Vote yes and it’s done — more or less as is — although Kim says there will be another chance to make changes down the road, since the board and the Planning Commission will have to sign off on whatever type of development Ellison wants to do. The problem with that scenario? Ellison’s lawyers will wave this development agreement around like a Giants victory towel and proclaim that it binds the city and limits any ability to demand any more changes later. That’s how these people operate.)

Vote no and the ball goes back to Larry’s Court: His group can sit down with the Mayor’s Office and make some changes, or they can walk away (and build their boat sheds in …. where? Oakland? Foster City? Who’s got waterfront that can handle this?)

When the Finance Committee send the package to the full board, Avalos said, “we pretty much lost our ability to influence the agreement. Now we have to decide if we want to call [Ellison’s] bluff.”

PS: One of the lingering issues is whether the America’s Cup Organizing Committee can raise the $30 million-odd that is needed to make the numbers pencil out. If I were a rich person and Mark Buell, the ACOC point person, called me for money, here’s what I’d say:

How much is Larry Ellison contributing?

See, Ellison’s improvements on the waterfront aren’t charity. He’s looking to make a buck off everything he does. In past eras, the great robber baron capitalists would donate civic monuments — libraries and museums and stuff — and by any traditional standard of great wealth, Ellison ought to be writing a personal check for that $30 million. Or at least for some of it.

But so far, he hasn’t given a penny. The sixth richest man in the world isn’t actually donating anything to San Francisco. Yeah, he’s gracing us with his lordly presence, but cash? Nada.

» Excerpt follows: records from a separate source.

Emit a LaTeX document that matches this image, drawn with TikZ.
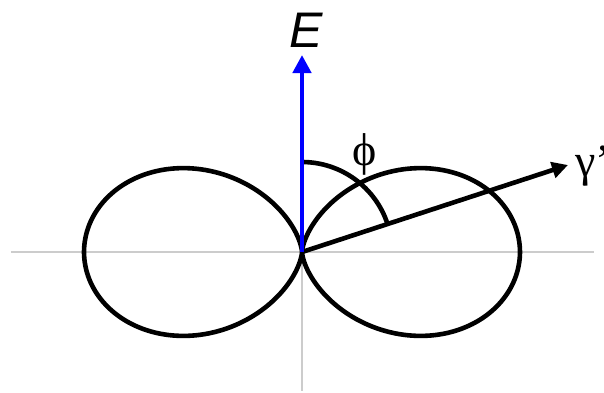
\documentclass[tikz,border=0pt]{standalone}
\usepackage{fontspec}
\setmainfont{Liberation Serif}
\newfontfamily\sansf{Liberation Sans}
\usetikzlibrary{arrows.meta}
\begin{document}
\begin{tikzpicture}[x=1pt,y=1pt,
  axis/.style={draw=black!20, line width=1.5pt},
  curve/.style={draw=black, line width=4.6pt},
  lbl/.style={inner sep=0pt, color=black, text=black}]
\useasboundingbox (-302,-140) rectangle (302,252);
\coordinate (O) at (0,0);
\coordinate (xl) at (-291,0);
\coordinate (xr) at (292,0);
\coordinate (yb) at (0,-139);
\coordinate (Etip) at (0,197);
\coordinate (Gtip) at (266,87);
% labels
\node[lbl, font=\sansf\itshape\fontsize{50}{54}\selectfont] (E) at (4,222) {E};
\node[lbl, anchor=west, font=\fontsize{46}{50}\selectfont] (g) at (273,86) {γ'};
\node[lbl, font=\fontsize{46}{50}\selectfont] (phi) at (63,98) {ϕ};
% axes
\draw[axis] (xl) -- (xr);
\draw[axis] (O) -- (yb);
% dipole lobes r = a sin^2(theta)
\draw[curve, line join=round] plot[domain=0:360, samples=240, smooth, variable=\t]
  ({218*sin(\t)*sin(\t)*sin(\t)},{218*sin(\t)*sin(\t)*cos(\t)});
% gamma' arrow
\draw[curve, -{Triangle[width=16pt,length=16pt]}] (O) -- (Gtip);
% phi arc
\draw[curve] (90:90) arc[start angle=90, end angle=18.1, radius=90];
% E field arrow
\draw[draw=blue, fill=blue, line width=4.6pt, -{Triangle[width=18pt,length=18pt]}] (O) -- (Etip);
\end{tikzpicture}
\end{document}
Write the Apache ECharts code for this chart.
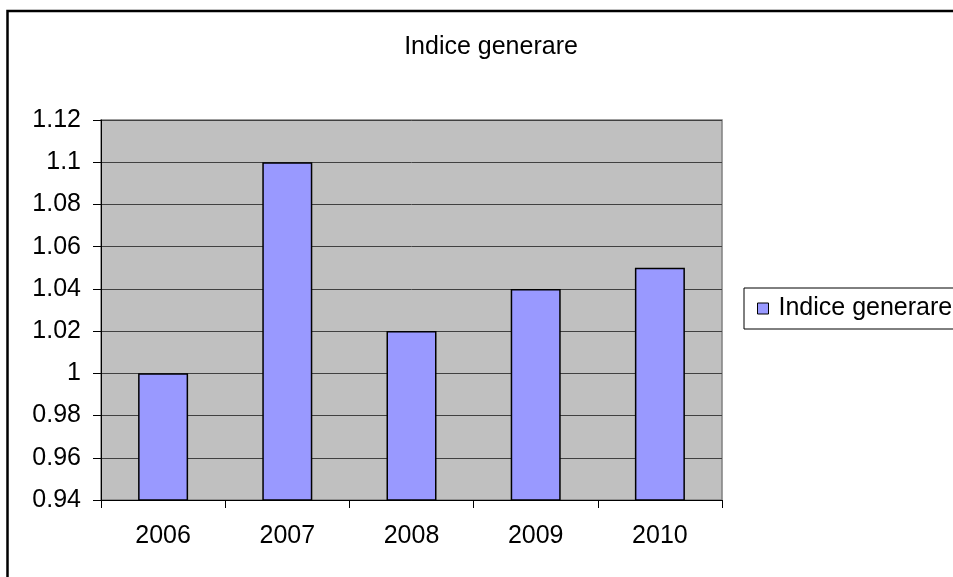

Good luck with that one, Mark.

PPS: This whole concept that the city needs to fix the “crumbling” piers ought to be examined. First of all, nobody’s ever said that Pier 29 was in anything but fine shape. But beyond that, the Bay Conservation and Development Commission considers piers to be bay fill, and in the long term, wants San Francisco to get rid of some of them. “Maybe it’s a good thing if some of the piers fall into the bay,” former Sup. Aaron Peskin told me. “Then we’ll have more leeway with BCDC when we want to fix up some of the others.”